Valentina e Fabrizio sono una coppia finita al centro di una drammatica vicenda. La donna è rimasta incinta ma l’esame dei villi coriali ha rilevato una grave malformazione del feto. Al quinto mese di gravidanza la madre ha chiesto di abortire, ma tutti i medici presenti nell’ospedale Pertini hanno fatto obiezione di coscienza. E così Valentina ha abortito da sola nei bagni della struttura medica. Ospitiamo l’intervento di Paola Bonzi, presidente del Centro di Aiuto alla Vita (Cav) dell’Ospedale Mangiagalli di Milano.
Mi piacerebbe tanto poter dire a Valentina e Fabrizio la mia condivisione per la loro sofferenza, che è un po’ anche la mia. Come sempre nel momenti in cui mi ritrovo a considerare questo genere di situazioni, arrivo alla conclusione che tutto viene ingenerato da una posizione culturale ed etica secondo la quale noi ci sentiamo sempre i padroni della vita. Noi la possiamo costruire, selezionare, sistemare nel posto giusto, sopprimere quando non è più come avevamo desiderato.
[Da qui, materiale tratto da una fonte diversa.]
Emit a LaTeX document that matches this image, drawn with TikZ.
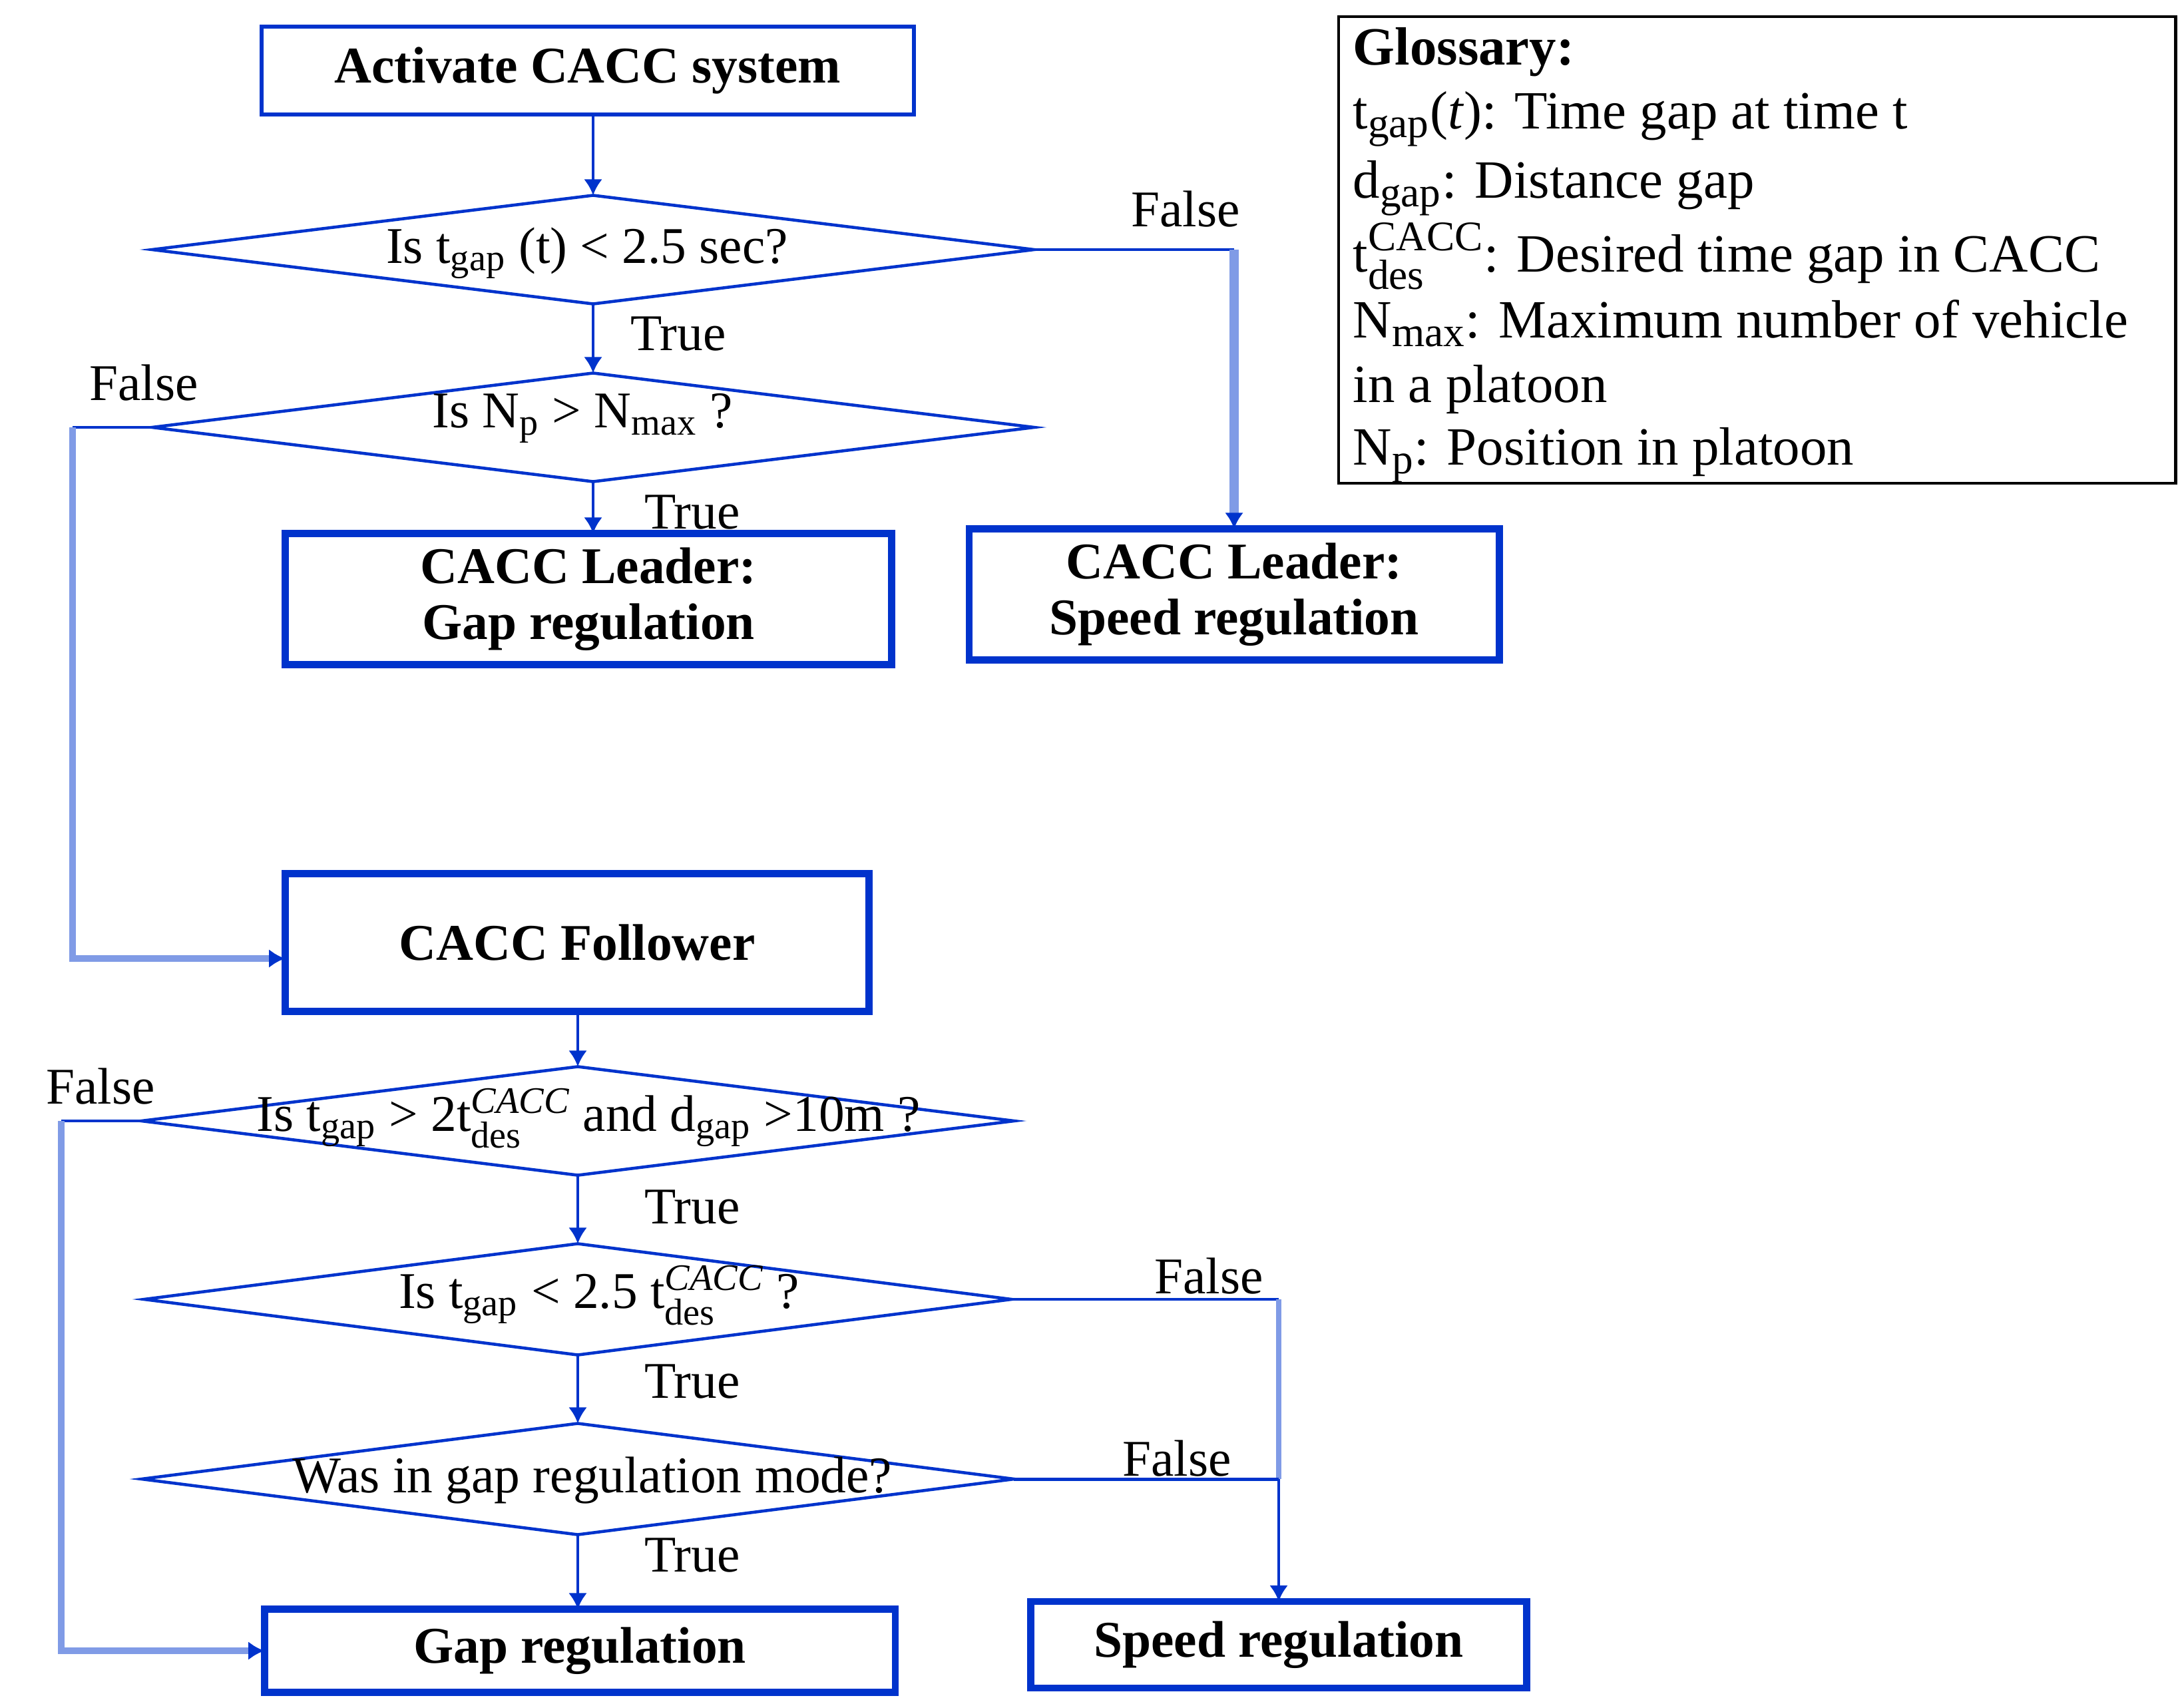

Mi torna alla mente una situazione da me incontrata al quinto mese di gravidanza, dopo l’ecografia morfologica, che aveva dato come esito feto anencefalo. Il dolore di quei genitori appariva proprio come qualcosa di impossibile da sopportare, visto quanto quel bimbo era stato desiderato. Diverse persone “addette ai lavori” mi hanno chiesto allora un parere sul da farsi; qualcuno di molto importante a livello morale mi aveva detto “se comunque quel bambino morirà, tanto vale interrompere la gravidanza facendolo morire ora”.
Sono stata vicina a quella donna, incontrandola più e più volte fino a quando in lei è scaturito il desiderio di permettere a quel figlio di nascere, magari anche per vederlo morire in quello stesso attimo. Così la gravidanza è andata avanti; anche quella era una bambina che si muoveva all’interno dell’utero della mamma con grande mobilità, e la mamma accettava con “gioia” quei segnali di vita, sapendo che comunque prima o poi tutto sarebbe finito; ma lei era la madre di una bambina che aveva trovato accoglienza nel suo grembo. Arrivò anche il momento del parto; mi hanno riferito che entrando in sala parto chiedeva reiteratamente che io fossi avvisata dell’evento.
Daniela ha partorito, e la sua bambina è morta esattamente nell’attimo in cui veniva alla luce. Ho rivisto Daniela tempo dopo, e la prima cosa che mi ha detto è stata: “Grazie. I nostri colloqui sono serviti a permettermi di accompagnare la mia bambina a morire senza un intervento abortivo. Sono serena”.
La natura ha potuto fare il suo corso, senza azioni che intervenissero sulla vita e sulla morte. Ogni cosa ha trovato il suo posto, pur nel dolore.
Non vorrei che ciò costituisse una sorta di sermone per alcuno, tanto meno per Valentina e Fabrizio. Non sono un’esperta di legislazione, di procedure sanitarie, di comportamenti da tenere all’interno di strutture ospedaliere; forse però sono “esperta” di umanità. Ho incontrato tante donne con problemi di gravidanza, tante madri per cui la grossa difficoltà era costituita da una diagnosi infausta; non ho la ricetta del buon vivere in tasca, so però che lasciar fare alla natura libera i genitori dall’ansia di dover decidere della morte del proprio figlio, e lascia, soprattutto nella madre, un senso di pace.